Был «балтийский чай» – напиток из спирта с кокаином придумали давать матросам для преодоления страха, но он им понравился и вне боевой обстановки. Напялив караульные полушубки кверху мехом, обмотавшись пулеметными лентами, матросы для начала при свете факелов ночью ворвались на квартиру к адмиралу Роберту Николаевчиу Вирену, выволокли на улицу и гнали через весь город, избивали его, плевали в лицо… У памятника адмиралу Макарову (!) был расстрелян начальник штаба порта контр-адмирал А. Г. Бутаков, разорван толпой командир 1-го Балтийского флотского экипажа генерал-майор Н. В. Стронский, командир учебного корабля «Император Александр II» капитан I ранга Н. И. Повалишин. Мученическую смерть приняли всего около ста двадцати офицеров. И все это время – грабеж, изнасилования офицерских жен, стрельба и пьяные катания на «реквизированных» автомобилях…

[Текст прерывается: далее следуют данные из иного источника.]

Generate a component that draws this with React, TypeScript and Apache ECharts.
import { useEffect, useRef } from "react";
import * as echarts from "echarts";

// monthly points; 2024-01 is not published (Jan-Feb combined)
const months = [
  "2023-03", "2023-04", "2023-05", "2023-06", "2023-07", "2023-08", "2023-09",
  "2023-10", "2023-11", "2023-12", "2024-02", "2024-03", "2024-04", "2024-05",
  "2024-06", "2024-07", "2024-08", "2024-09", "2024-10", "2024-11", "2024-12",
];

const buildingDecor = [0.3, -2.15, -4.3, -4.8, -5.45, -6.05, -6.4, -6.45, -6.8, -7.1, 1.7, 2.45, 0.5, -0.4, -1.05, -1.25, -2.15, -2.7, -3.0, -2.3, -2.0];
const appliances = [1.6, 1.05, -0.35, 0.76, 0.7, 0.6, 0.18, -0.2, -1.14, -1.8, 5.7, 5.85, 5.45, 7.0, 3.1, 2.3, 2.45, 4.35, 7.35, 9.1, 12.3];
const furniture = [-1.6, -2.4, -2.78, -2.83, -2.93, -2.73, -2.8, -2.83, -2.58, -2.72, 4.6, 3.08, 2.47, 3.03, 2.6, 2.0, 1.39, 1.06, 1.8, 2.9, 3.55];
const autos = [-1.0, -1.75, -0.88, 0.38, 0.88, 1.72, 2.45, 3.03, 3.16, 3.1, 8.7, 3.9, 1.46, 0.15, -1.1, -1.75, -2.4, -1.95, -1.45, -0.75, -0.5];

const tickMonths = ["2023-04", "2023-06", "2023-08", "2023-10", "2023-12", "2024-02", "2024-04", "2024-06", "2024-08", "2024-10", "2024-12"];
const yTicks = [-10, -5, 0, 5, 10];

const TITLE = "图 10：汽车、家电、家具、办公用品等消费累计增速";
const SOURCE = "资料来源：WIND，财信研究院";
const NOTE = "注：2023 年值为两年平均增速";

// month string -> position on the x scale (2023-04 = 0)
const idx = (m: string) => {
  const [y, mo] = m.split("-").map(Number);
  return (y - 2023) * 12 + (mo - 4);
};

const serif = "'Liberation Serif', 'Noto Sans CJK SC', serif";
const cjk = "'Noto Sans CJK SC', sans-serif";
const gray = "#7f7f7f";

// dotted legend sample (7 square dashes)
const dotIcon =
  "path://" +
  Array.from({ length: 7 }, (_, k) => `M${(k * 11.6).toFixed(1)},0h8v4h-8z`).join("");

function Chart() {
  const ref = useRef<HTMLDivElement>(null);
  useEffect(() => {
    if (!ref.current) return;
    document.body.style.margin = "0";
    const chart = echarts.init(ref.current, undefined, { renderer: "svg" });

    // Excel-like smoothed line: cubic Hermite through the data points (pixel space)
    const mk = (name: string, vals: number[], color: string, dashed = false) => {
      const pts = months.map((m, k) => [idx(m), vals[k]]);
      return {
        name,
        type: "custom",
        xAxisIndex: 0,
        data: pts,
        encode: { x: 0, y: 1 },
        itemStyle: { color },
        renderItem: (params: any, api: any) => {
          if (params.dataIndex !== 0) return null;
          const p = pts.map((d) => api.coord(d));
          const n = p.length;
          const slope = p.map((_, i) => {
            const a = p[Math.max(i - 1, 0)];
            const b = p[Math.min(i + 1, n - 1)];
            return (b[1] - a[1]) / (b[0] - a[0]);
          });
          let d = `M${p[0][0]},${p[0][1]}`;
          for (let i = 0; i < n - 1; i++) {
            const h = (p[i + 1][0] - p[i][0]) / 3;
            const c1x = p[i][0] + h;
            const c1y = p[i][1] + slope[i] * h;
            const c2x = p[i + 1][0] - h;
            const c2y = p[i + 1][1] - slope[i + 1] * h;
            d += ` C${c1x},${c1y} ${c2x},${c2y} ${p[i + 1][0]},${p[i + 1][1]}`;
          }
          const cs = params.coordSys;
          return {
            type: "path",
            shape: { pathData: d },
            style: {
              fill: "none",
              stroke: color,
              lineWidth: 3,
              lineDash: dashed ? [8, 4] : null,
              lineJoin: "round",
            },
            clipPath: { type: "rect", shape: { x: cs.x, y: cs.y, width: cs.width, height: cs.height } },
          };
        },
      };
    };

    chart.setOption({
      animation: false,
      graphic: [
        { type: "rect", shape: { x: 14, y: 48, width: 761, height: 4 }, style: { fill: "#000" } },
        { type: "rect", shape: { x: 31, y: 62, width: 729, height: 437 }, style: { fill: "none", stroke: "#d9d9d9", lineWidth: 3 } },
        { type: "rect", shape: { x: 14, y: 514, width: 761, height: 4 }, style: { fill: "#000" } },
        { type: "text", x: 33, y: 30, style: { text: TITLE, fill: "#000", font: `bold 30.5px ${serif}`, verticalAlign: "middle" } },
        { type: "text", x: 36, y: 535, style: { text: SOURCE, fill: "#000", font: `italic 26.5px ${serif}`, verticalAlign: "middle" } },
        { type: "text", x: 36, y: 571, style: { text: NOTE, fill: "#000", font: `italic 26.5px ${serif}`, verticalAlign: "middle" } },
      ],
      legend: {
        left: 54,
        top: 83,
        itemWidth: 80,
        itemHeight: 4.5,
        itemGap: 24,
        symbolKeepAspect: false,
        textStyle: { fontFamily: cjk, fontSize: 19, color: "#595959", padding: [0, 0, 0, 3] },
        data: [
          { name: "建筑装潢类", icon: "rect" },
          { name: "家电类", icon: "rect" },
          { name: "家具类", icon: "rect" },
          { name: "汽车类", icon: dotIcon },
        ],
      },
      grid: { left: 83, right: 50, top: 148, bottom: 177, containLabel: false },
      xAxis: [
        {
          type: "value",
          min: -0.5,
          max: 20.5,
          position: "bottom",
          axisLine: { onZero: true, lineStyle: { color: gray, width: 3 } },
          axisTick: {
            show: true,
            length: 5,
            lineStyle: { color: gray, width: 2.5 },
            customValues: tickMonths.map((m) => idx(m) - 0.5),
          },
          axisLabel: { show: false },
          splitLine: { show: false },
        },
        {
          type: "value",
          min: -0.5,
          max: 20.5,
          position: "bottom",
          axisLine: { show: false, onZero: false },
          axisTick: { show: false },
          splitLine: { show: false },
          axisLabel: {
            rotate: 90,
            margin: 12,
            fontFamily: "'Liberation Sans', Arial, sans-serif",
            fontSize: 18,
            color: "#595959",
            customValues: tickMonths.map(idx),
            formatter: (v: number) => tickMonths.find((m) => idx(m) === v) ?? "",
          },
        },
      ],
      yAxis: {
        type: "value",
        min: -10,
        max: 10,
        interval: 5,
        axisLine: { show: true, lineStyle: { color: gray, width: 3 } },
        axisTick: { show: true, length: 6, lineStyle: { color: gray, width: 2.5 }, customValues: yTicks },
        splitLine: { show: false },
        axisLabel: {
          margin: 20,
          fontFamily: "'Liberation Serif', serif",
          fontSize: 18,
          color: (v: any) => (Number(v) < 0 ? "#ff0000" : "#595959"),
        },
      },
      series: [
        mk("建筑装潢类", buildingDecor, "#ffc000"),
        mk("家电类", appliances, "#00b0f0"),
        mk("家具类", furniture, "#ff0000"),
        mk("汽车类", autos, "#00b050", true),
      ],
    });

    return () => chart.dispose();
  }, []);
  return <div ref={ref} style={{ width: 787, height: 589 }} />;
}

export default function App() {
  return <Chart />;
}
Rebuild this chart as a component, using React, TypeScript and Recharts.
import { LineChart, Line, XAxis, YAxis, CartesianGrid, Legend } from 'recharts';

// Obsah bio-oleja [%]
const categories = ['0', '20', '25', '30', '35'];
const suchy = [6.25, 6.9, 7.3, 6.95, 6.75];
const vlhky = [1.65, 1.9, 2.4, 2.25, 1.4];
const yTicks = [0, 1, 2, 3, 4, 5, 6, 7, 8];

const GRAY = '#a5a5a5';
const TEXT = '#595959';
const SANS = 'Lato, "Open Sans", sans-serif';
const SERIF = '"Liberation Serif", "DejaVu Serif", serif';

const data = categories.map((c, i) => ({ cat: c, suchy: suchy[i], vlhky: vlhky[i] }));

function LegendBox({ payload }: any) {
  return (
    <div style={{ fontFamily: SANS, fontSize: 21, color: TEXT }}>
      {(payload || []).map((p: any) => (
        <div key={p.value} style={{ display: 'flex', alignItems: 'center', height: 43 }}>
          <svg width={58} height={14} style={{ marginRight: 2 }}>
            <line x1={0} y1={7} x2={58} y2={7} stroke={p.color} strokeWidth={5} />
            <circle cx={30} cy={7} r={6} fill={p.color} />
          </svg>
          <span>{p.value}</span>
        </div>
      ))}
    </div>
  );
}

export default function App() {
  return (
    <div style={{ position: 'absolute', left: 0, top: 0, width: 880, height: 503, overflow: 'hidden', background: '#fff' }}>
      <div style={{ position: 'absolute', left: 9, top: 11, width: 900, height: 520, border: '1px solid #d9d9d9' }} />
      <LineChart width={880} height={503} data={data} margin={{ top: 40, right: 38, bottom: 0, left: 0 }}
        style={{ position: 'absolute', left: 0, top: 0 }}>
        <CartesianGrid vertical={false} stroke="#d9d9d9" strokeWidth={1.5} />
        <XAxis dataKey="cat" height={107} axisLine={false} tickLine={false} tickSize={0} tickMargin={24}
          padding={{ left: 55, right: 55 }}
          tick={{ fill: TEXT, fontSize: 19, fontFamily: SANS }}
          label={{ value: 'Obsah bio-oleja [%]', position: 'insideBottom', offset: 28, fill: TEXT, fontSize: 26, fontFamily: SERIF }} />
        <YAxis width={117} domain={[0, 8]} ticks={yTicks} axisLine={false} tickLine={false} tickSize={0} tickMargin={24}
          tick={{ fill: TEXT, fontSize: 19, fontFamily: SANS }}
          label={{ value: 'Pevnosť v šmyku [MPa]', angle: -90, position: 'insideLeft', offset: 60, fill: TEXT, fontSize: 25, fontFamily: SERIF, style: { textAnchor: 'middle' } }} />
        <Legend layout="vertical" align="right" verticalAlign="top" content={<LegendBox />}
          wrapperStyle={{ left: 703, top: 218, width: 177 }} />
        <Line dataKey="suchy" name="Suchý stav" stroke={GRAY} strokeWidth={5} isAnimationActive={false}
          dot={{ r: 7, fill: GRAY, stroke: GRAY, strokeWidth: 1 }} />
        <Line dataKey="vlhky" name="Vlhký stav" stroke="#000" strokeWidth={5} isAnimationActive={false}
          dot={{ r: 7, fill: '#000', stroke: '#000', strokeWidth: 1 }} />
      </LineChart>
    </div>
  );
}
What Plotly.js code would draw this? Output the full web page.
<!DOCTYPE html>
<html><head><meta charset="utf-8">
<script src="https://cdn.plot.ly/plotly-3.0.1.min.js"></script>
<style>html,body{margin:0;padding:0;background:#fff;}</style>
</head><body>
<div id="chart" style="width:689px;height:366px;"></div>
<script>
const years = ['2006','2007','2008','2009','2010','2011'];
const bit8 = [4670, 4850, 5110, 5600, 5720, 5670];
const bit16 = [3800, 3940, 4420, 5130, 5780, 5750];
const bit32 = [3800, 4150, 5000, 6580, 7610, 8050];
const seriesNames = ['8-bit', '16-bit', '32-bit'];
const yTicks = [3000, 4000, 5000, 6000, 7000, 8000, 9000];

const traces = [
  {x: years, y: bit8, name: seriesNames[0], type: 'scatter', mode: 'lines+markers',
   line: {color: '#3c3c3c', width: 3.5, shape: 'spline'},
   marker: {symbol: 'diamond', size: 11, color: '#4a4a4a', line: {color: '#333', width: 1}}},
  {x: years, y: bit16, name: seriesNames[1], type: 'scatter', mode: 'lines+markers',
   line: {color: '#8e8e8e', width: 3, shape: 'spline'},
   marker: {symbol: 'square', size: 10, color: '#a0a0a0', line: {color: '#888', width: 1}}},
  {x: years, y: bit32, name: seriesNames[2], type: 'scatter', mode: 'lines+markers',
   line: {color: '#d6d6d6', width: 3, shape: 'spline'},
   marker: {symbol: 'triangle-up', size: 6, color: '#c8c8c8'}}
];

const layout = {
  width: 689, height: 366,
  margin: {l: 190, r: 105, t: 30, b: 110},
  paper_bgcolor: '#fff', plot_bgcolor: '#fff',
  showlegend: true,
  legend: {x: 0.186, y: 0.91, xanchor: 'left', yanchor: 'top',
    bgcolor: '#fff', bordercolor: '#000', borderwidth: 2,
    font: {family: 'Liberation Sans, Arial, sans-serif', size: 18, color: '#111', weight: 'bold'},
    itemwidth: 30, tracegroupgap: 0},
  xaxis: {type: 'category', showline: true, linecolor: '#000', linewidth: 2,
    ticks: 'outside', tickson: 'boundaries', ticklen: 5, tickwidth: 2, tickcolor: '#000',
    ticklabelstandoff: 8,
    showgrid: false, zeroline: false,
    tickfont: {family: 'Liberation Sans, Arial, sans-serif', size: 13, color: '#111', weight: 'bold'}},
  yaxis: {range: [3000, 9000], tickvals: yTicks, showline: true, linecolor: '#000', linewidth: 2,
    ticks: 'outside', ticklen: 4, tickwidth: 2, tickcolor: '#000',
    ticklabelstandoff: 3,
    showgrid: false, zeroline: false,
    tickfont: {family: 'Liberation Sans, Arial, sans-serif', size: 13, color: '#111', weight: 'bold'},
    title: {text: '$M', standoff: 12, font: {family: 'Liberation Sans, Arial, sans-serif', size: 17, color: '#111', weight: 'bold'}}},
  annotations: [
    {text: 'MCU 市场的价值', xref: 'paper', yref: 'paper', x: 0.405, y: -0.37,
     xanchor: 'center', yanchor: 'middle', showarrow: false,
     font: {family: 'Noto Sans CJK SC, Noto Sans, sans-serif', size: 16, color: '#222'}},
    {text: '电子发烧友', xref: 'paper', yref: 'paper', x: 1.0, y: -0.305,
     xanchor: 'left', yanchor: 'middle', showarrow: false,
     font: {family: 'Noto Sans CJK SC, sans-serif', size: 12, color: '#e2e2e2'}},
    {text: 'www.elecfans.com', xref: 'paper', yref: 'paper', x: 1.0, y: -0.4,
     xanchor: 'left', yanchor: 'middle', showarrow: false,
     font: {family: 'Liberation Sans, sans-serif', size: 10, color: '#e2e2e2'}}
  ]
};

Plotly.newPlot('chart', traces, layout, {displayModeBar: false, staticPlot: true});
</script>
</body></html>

Из романа А. С. Новикова-Прибоя «Капитан первого ранга»:

  • «Железнов внешне держался спокойно, но во взгляде его черных глаз просвечивала тревога, как у человека, ожидающего решения своей судьбы. По-видимому, он терялся в догадках, а я старался держаться с ним вежливо и намеренно величал его «ваше превосходительство». Кое-как разговорились. Только теперь адмирал справился о моем имени и отчестве и стал называть меня Захар Петрович. … Адмирал повеселел, узнав, что я бывший моряк. Но сейчас же настроение его изменилось, когда я рассказал ему об одном случае: в этот же его приезд к нам на судно командирский вестовой невзначай хлопнул его дверьми по лбу и за это был наказан.
  • – Это я тогда причинил вам такую неприятность.
  • – Вот неожиданная встреча! – воскликнул он, пытаясь улыбнуться, но его извилистые и тонкие губы неестественно скривились. Может быть, в этот момент он понял меня так, что я привожу причины для расправы с ним.
  • Пришлось его успокоить:
  • – Я тогда думал, что вы засадите меня в тюрьму. Другой адмирал на вашем месте так бы и поступил. Но вы дали мне пустяковое наказание – пять суток карцера. Я вам за это до сих пор благодарен.
  • Адмирал улыбнулся.
  • – Да, ваше превосходительство, было время, когда моя судьба всецело находилась в ваших руках. Вы могли меня, как и каждого из матросов, посадить в тюрьму, сослать на каторгу. Больше того, – вы могли отдать меня под суд и расстрелять. Вы пользовались почти неограниченными правами. Но все же для того, чтобы стереть меня с лица земли, вам пришлось бы подвести какую-нибудь формальность и начать судебный процесс. А теперь коренным образом все изменилось.
  • Я спохватился, что напрасно сказал это, но уже было поздно. Адмирал оказался человеком самолюбивым, с достоинством. Его черные брови упрямо надвинулись на глаза. Он встал и заявил:
  • – Я вижу, что вы меня завели к себе на квартиру, чтобы сначала потешиться надо мною, а потом уничтожить меня. Если вам хочется иметь лишнюю жертву, то пожалуйста – моя жизнь в вашем распоряжении».

Эх, Алексей Силыч… Понимаю – вам бы не дали возможности написать по-другому. И может быть, вы-то сами и вели себя именно так. Но кое-что, боюсь, позабыли описать. Хотя бы в дневниках. Даже не для публикации. Вы ведь там были.

Может быть, поэтому "Капитан первого ранга" так и остался незакончен?